In the From the Vault series, I feature an older image which hasn’t been seen here before and I talk about the capture and processing and hopefully highlight why this image is special to me.
The feature image in From the Vault this week is an image and animation of Jupiter with Callisto in transit. Captured almost exactly 12 months ago, on the 31st May 2008, I was excited to be imaging on this morning because capturing a Callisto transit is quite rare due to the large and lengthy orbit of Callisto around Jupiter.
Callisto has a low albedo and while transiting Jupiter it actually looks like a shadow, but it’s the Moon itself! In some frames, albedo features on Callisto can be seen – one of the rare times I’ve been able to capture detail on the darkest Galilean Moon.

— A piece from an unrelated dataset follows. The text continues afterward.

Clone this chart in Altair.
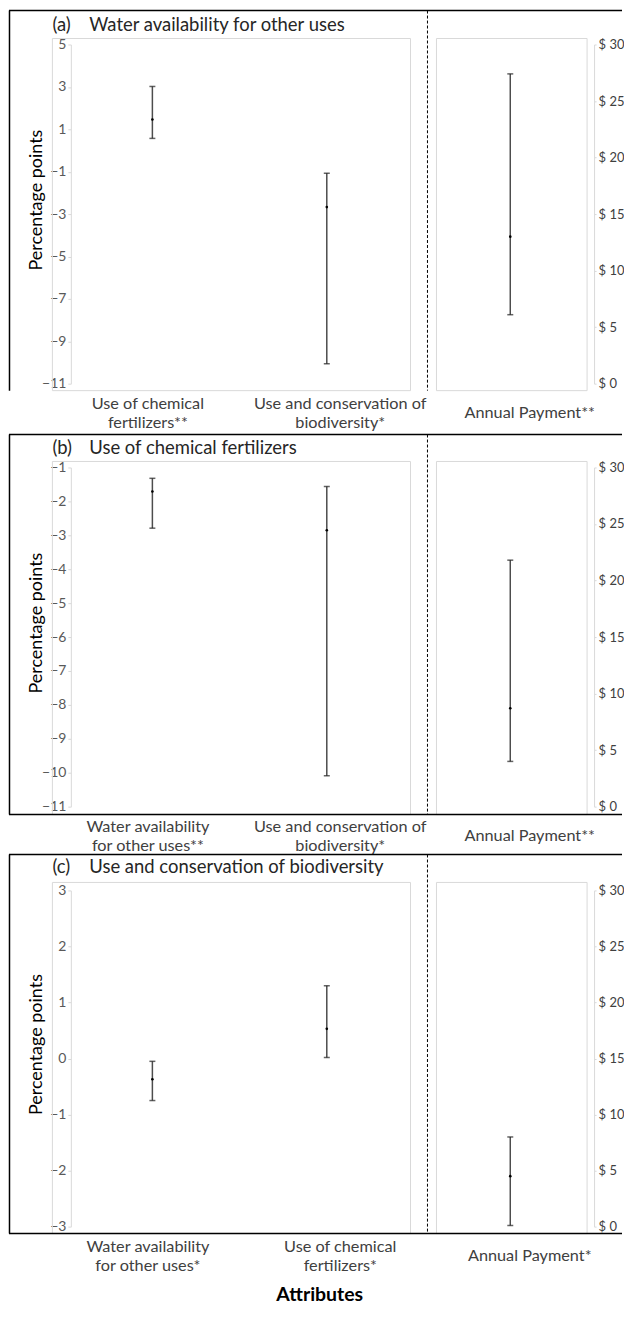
import altair as alt
import pandas as pd

FONT = "Lato"
BAR = "#4d4d4d"
CAP = "#222222"
GRAY = "#d9d9d9"

# ---------------- data ----------------
a_cats = ["Use of chemical\nfertilizers**", "Use and conservation of\nbiodiversity*"]
a_mean = [1.46, -2.67]
a_lo = [0.57, -10.06]
a_hi = [3.02, -1.07]
a_pay_cat = ["Annual Payment**"]
a_pay_mean = [13.0]
a_pay_lo = [6.1]
a_pay_hi = [27.4]

b_cats = ["Water availability\nfor other uses**", "Use and conservation of\nbiodiversity*"]
b_mean = [-1.71, -2.85]
b_lo = [-2.79, -10.09]
b_hi = [-1.32, -1.56]
b_pay_cat = ["Annual Payment**"]
b_pay_mean = [8.7]
b_pay_lo = [4.0]
b_pay_hi = [21.8]

c_cats = ["Water availability\nfor other uses*", "Use of chemical\nfertilizers*"]
c_mean = [-0.37, 0.53]
c_lo = [-0.75, 0.02]
c_hi = [-0.05, 1.30]
c_pay_cat = ["Annual Payment*"]
c_pay_mean = [4.5]
c_pay_lo = [0.1]
c_pay_hi = [8.0]

panel_letters = ["(a)", "(b)", "(c)"]
panel_titles = ["Water availability for other uses",
                "Use of chemical fertilizers",
                "Use and conservation of biodiversity"]
a_ticks = [5, 3, 1, -1, -3, -5, -7, -9, -11]
b_ticks = [-1, -2, -3, -4, -5, -6, -7, -8, -9, -10, -11]
c_ticks = [3, 2, 1, 0, -1, -2, -3]
pay_ticks = [0, 5, 10, 15, 20, 25, 30]
y_title = "Percentage points"
x_title = "Attributes"

# ---------------- layout (page pixels) ----------------
AX = 70.5            # left edge of the plot (left axis)
RX = 595             # right axis
W = RX - AX
BAR1, BAR2, BAR3 = 155, 318, 511
STEP = BAR2 - BAR1
PAD_L = (W / STEP - 1) / 2
ALIGN_L = (BAR1 - AX) / (W - STEP)
ALIGN_R = (BAR3 - AX) / W
RIGHT_END = 623

rows = [
    dict(T=43, H=340, ftop=9, fbot=390, btop=37, ty=23, bottom=False),
    dict(T=467, H=340, ftop=434, fbot=815, btop=461, ty=448, bottom=True),
    dict(T=891, H=337, ftop=855, fbot=1235, btop=883, ty=868, bottom=True),
]

one = pd.DataFrame({"k": [0]})


def panel(i, cats, mean, lo, hi, pcats, pmean, plo, phi, yticks):
    r = rows[i]
    T, H = r["T"], r["H"]
    df = pd.DataFrame({"cat": cats, "mean": mean, "lo": lo, "hi": hi})
    dfp = pd.DataFrame({"cat": pcats, "mean": pmean, "lo": plo, "hi": phi})

    xaxis = alt.Axis(title=None, orient="bottom", domain=False, ticks=False, labelAngle=0,
                     labelExpr="split(datum.label, '\\n')", labelFont=FONT,
                     labelFontSize=16.3, labelColor="#404040", labelLineHeight=18.5,
                     labelBaseline="middle", labelPadding=20,
                     labelOffset={"condition": {"test": "datum.index < 0.5", "value": -5},
                                  "value": 13})
    xs = alt.X("cat:N", sort=cats,
               scale=alt.Scale(type="point", padding=PAD_L, align=ALIGN_L), axis=xaxis)
    yaxis = alt.Axis(title=None, orient="left", values=yticks, grid=False, domainColor=GRAY,
                     tickColor=GRAY, tickSize=3, labelFont=FONT, labelFontSize=14,
                     labelColor="#595959", labelPadding=2)
    ys = alt.Scale(domain=[min(yticks), max(yticks)], nice=False, zero=False)

    base = alt.Chart(df)
    rule = base.mark_rule(color=BAR, strokeWidth=1.5).encode(
        x=xs, y=alt.Y("lo:Q", scale=ys, axis=yaxis), y2="hi:Q")
    cap1 = base.mark_tick(color=CAP, size=6, thickness=1.5).encode(
        x=xs, y=alt.Y("lo:Q", scale=ys, axis=yaxis))
    cap2 = base.mark_tick(color=CAP, size=6, thickness=1.5).encode(
        x=xs, y=alt.Y("hi:Q", scale=ys, axis=yaxis))
    dot = base.mark_point(filled=True, size=7, color="black", opacity=1).encode(
        x=xs, y=alt.Y("mean:Q", scale=ys, axis=yaxis))
    left = alt.layer(rule, cap1, cap2, dot)

    # right (annual payment) part
    xaxis_r = alt.Axis(title=None, orient="bottom", domain=False, ticks=False, labelAngle=0,
                       labelFont=FONT, labelFontSize=16.3, labelColor="#404040",
                       labelBaseline="middle", labelPadding=29, labelOffset=19)
    xr = alt.X("cat:N", scale=alt.Scale(type="point", padding=0.5, align=ALIGN_R), axis=xaxis_r)
    yaxis_r = alt.Axis(title=None, orient="right", values=pay_ticks, grid=False,
                       labelExpr="'$ ' + datum.value", domainColor=GRAY, tickColor=GRAY,
                       tickSize=2, labelFont=FONT, labelFontSize=13, labelColor="#404040",
                       labelPadding=2)
    ysr = alt.Scale(domain=[0, 30], nice=False, zero=False)
    bp = alt.Chart(dfp)
    r_rule = bp.mark_rule(color=BAR, strokeWidth=1.5).encode(
        x=xr, y=alt.Y("lo:Q", scale=ysr, axis=yaxis_r), y2="hi:Q")
    r_cap1 = bp.mark_tick(color=CAP, size=6, thickness=1.5).encode(
        x=xr, y=alt.Y("lo:Q", scale=ysr, axis=yaxis_r))
    r_cap2 = bp.mark_tick(color=CAP, size=6, thickness=1.5).encode(
        x=xr, y=alt.Y("hi:Q", scale=ysr, axis=yaxis_r))
    r_dot = bp.mark_point(filled=True, size=7, color="black", opacity=1).encode(
        x=xr, y=alt.Y("mean:Q", scale=ysr, axis=yaxis_r))
    right = alt.layer(r_rule, r_cap1, r_cap2, r_dot)

    # decorations (frames, titles)
    dec = alt.Chart(one)
    X = lambda px: alt.value(px - AX)
    Y = lambda py: alt.value(py - T)
    layers = []
    layers.append(dec.mark_rect(filled=False, color=GRAY, strokeWidth=1).encode(
        x=X(52), x2=X(411), y=Y(r["btop"]), y2=Y(r["fbot"])))
    layers.append(dec.mark_rect(filled=False, color=GRAY, strokeWidth=1).encode(
        x=X(437), x2=X(588), y=Y(r["btop"]), y2=Y(r["fbot"])))
    layers.append(dec.mark_rule(color="black", strokeWidth=1.5).encode(
        x=X(8.5), x2=X(RIGHT_END), y=Y(r["ftop"])))
    layers.append(dec.mark_rule(color="black", strokeWidth=1.5).encode(
        x=X(9), y=Y(r["ftop"]), y2=Y(r["fbot"])))
    if r["bottom"]:
        layers.append(dec.mark_rule(color="black", strokeWidth=1.5).encode(
            x=X(8.5), x2=X(RIGHT_END), y=Y(r["fbot"])))
    layers.append(dec.mark_rule(color="black", strokeWidth=1, strokeDash=[3, 2]).encode(
        x=X(428), y=Y(r["ftop"]), y2=Y(r["fbot"])))
    layers.append(dec.mark_text(text=panel_letters[i], font=FONT, fontSize=18.5,
                                align="left", baseline="middle", color="#262626").encode(
        x=X(52), y=Y(r["ty"])))
    layers.append(dec.mark_text(text=panel_titles[i], font=FONT, fontSize=18.5,
                                align="left", baseline="middle", color="#262626").encode(
        x=X(89), y=Y(r["ty"])))
    layers.append(dec.mark_text(text=y_title, font=FONT, fontSize=18, angle=270,
                                align="center", baseline="middle", color="black").encode(
        x=X(37), y=alt.value(H / 2 - 14)))
    if i == 2:
        layers.append(dec.mark_text(text=x_title, font=FONT, fontSize=19.5, fontWeight="bold",
                                    align="center", baseline="middle", color="black").encode(
            x=X(320), y=Y(1296.5)))

    return alt.layer(*layers, left, right).resolve_scale(
        x="independent", y="independent").properties(width=W, height=H)


rowA = panel(0, a_cats, a_mean, a_lo, a_hi, a_pay_cat, a_pay_mean, a_pay_lo, a_pay_hi, a_ticks)
rowB = panel(1, b_cats, b_mean, b_lo, b_hi, b_pay_cat, b_pay_mean, b_pay_lo, b_pay_hi, b_ticks)
rowC = panel(2, c_cats, c_mean, c_lo, c_hi, c_pay_cat, c_pay_mean, c_pay_lo, c_pay_hi, c_ticks)

chart = alt.vconcat(rowA, rowB, rowC, spacing=84, bounds="flush").properties(
    padding=0, background="white"
).configure_view(strokeWidth=0)

chart.save("out.html", embed_options={"renderer": "svg", "actions": False})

Click the image below to download and play the 18 frame animation that covers over 3 hours of Jupiters’ rotation.
Continue reading to see some of the best images from the animation, and to read more about the capture and processing of this series.
Seeing was quite variable during the 3 hours of capture, but for about 30 minutes it really steadied and the best image from the sequence is shown below, with Callisto in transit.
The image above also won the Solar System category at the recent SPSP17 star party astro-imaging contest.
The images were captured with my normal Planetary Imaging Equipment, the 12″ Newt and DMK21AU04. Each RGB image was recorded for about 45-50 seconds in each channel. I could record for longer in each channel because Callisto orbits slower than the rotation of Jupiter, so potential smearing of the Moon during transit wasn’t a problem.
The image above also shows the GRS, Oval BA (Red Jr) and the Little Red Spot (LRS) which met its demise in early July when it passed by the GRS and got torn apart.
The image was processed in Registax 5, AstraImage and Photoshop, and the animation was put together using Jasc Software Animation Shop 3.
Thanks for looking and for allowing me to share the memories of this image with you.